Carbs: Fresh fruit, pre-cut veggies, whole grain crackers, oatmeal cups, or grain-based salad mixes.
Fats: Nuts, seeds, guacamole cups, cheese, or even dark chocolate in small amounts.
Example meal from a gas station:
Tuna pouch + whole grain crackers + apple + almonds
Greek yogurt + granola + banana
Cheese stick + mixed nuts + dried fruit + baby carrots
It will not be a five-star meal, but it will keep you full, balanced, and far better fueled than that pack of cookies or bag of candy.
4. Set Realistic “Minimums”
Some days will be messy. Maybe your schedule changes last-minute, you skip a meal, or you are stuck at an event with zero healthy food. Instead of throwing in the towel, fall back on your “minimums” – small daily goals that keep you anchored.
Think of these as your baseline habits, even when life goes off the rails. You might choose:
At least 1 serving of greens a day (even if it is just spinach in a smoothie)
No sugary drinks or liquid calories (water, tea, or black coffee only)
At least one mindful meal (eat without distractions and stop at 80% full)
Drink 1 liter of water by noon (hydration = fewer cravings)
The beauty of minimums is that they create momentum. You still feel successful, which makes it easier to get back on track fully the next day.
Bonus tip: Write your minimums down and keep them visible (on your phone, fridge, or notebook). The simpler they are, the easier they are to stick with.

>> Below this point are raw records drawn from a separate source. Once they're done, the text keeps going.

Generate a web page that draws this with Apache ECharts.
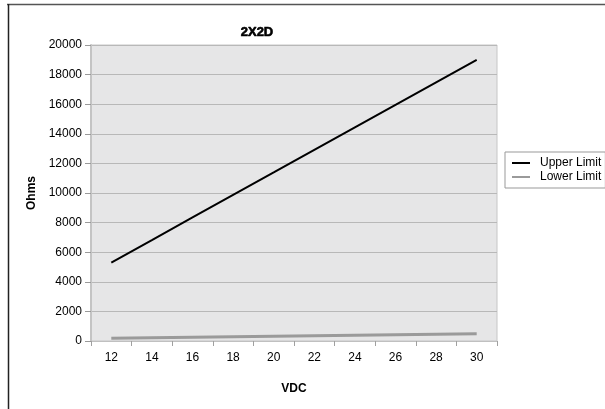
<!DOCTYPE html>
<html>
<head>
<meta charset="utf-8">
<script src="https://cdn.jsdelivr.net/npm/echarts@6/dist/echarts.min.js"></script>
<style>
  html, body { margin: 0; padding: 0; background: #fff; }
  #chart { width: 605px; height: 409px; }
</style>
</head>
<body>
<div id="chart"></div>
<script>
// Supply voltage steps (VDC)
const voltages = ['12', '14', '16', '18', '20', '22', '24', '26', '28', '30'];
// Resistance limits in ohms at each voltage
const upperLimit = [5300, 6820, 8350, 9870, 11390, 12920, 14440, 15960, 17480, 19000];
const lowerLimit = [180, 215, 250, 285, 320, 355, 390, 425, 460, 495];
// Value axis ticks
const yMin = 0, yMax = 20000, yStep = 2000;

const font = '"Liberation Sans", Arial, sans-serif';
const chart = echarts.init(document.getElementById('chart'), null, { renderer: 'canvas' });

chart.setOption({
  animation: false,
  backgroundColor: '#ffffff',
  title: {
    text: '2X2D',
    left: 252, top: 21,
    textAlign: 'center',
    textStyle: {
      fontFamily: font, fontWeight: 900, fontSize: 13, color: '#000',
      textBorderColor: '#000', textBorderWidth: 0.6
    }
  },
  graphic: [
    { type: 'line', shape: { x1: 7, y1: 4.5, x2: 605, y2: 4.5 }, style: { stroke: '#555', lineWidth: 1.5 } },
    { type: 'line', shape: { x1: 8.5, y1: 4, x2: 8.5, y2: 409 }, style: { stroke: '#222', lineWidth: 1.5 } }
  ],
  legend: {
    orient: 'vertical',
    left: 505, top: 152,
    padding: [5, 4, 5, 7],
    itemGap: 2,
    itemWidth: 18, itemHeight: 13,
    borderColor: '#999', borderWidth: 1,
    textStyle: { fontFamily: font, fontSize: 12, color: '#000', padding: [0, 0, 0, 5] },
    data: [
      { name: 'Upper Limit', icon: 'path://M0,6 L18,6 L18,8 L0,8 Z' },
      { name: 'Lower Limit', icon: 'path://M0,6 L18,6 L18,8 L0,8 Z' }
    ]
  },
  grid: {
    left: 91, top: 45, right: 108, bottom: 68,
    show: true, backgroundColor: '#e6e6e7', borderColor: '#c6c6c6', borderWidth: 1
  },
  xAxis: {
    type: 'category',
    data: voltages,
    boundaryGap: true,
    name: 'VDC',
    nameLocation: 'middle',
    nameGap: 42,
    nameTextStyle: { fontFamily: font, fontWeight: 'bold', fontSize: 12, color: '#000' },
    axisLine: { lineStyle: { color: '#c0c0c0', width: 1 } },
    axisTick: { show: true, length: 5, lineStyle: { color: '#a0a0a0' }, interval: 0 },
    axisLabel: { fontFamily: font, fontSize: 12, color: '#000', margin: 11 }
  },
  yAxis: {
    type: 'value',
    min: yMin, max: yMax, interval: yStep,
    name: 'Ohms',
    nameLocation: 'middle',
    nameGap: 53,
    nameTextStyle: { fontFamily: font, fontWeight: 'bold', fontSize: 12, color: '#000' },
    axisLine: { show: true, lineStyle: { color: '#c4c4c4', width: 2 } },
    axisTick: { show: true, length: 6, lineStyle: { color: '#999' } },
    axisLabel: { fontFamily: font, fontSize: 12, color: '#000', margin: 9, formatter: v => String(v) },
    splitLine: { lineStyle: { color: '#b8b8b8', width: 1 } }
  },
  series: [
    {
      name: 'Upper Limit', type: 'line', data: upperLimit,
      symbol: 'none', color: '#000',
      lineStyle: { color: '#000', width: 2 }
    },
    {
      name: 'Lower Limit', type: 'line', data: lowerLimit,
      symbol: 'none', color: '#9a9a9a',
      lineStyle: { color: '#9a9a9a', width: 3 }
    }
  ]
});
</script>
</body>
</html>
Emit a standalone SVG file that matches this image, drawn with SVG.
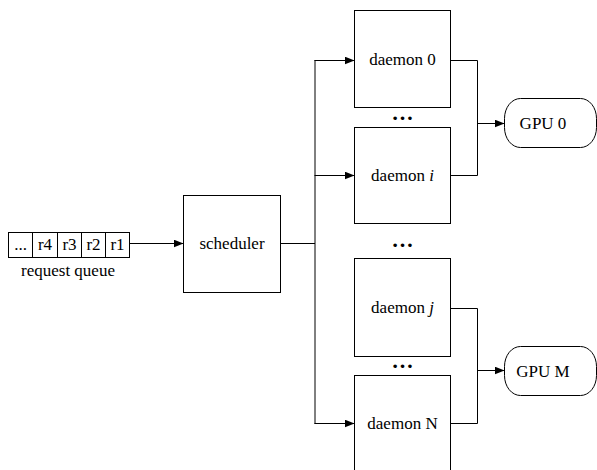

If you are reading this, you care about your health and that is a big deal. The goal is not perfection, it is progress.
Eating healthy is not about moral superiority. It is about how you feel. More energy. Better sleep. Clearer thinking. Confidence!
So, next time you catch yourself knee-deep in a bag of chips, do not spiral. Just take a breath. Get curious. Ask: Why did I eat that? What was I feeling? What do I need right now?
Then, try again. Food is part of life. The joy, the culture, the comfort. So let it be a source of nourishment and enjoyment, not stress or shame.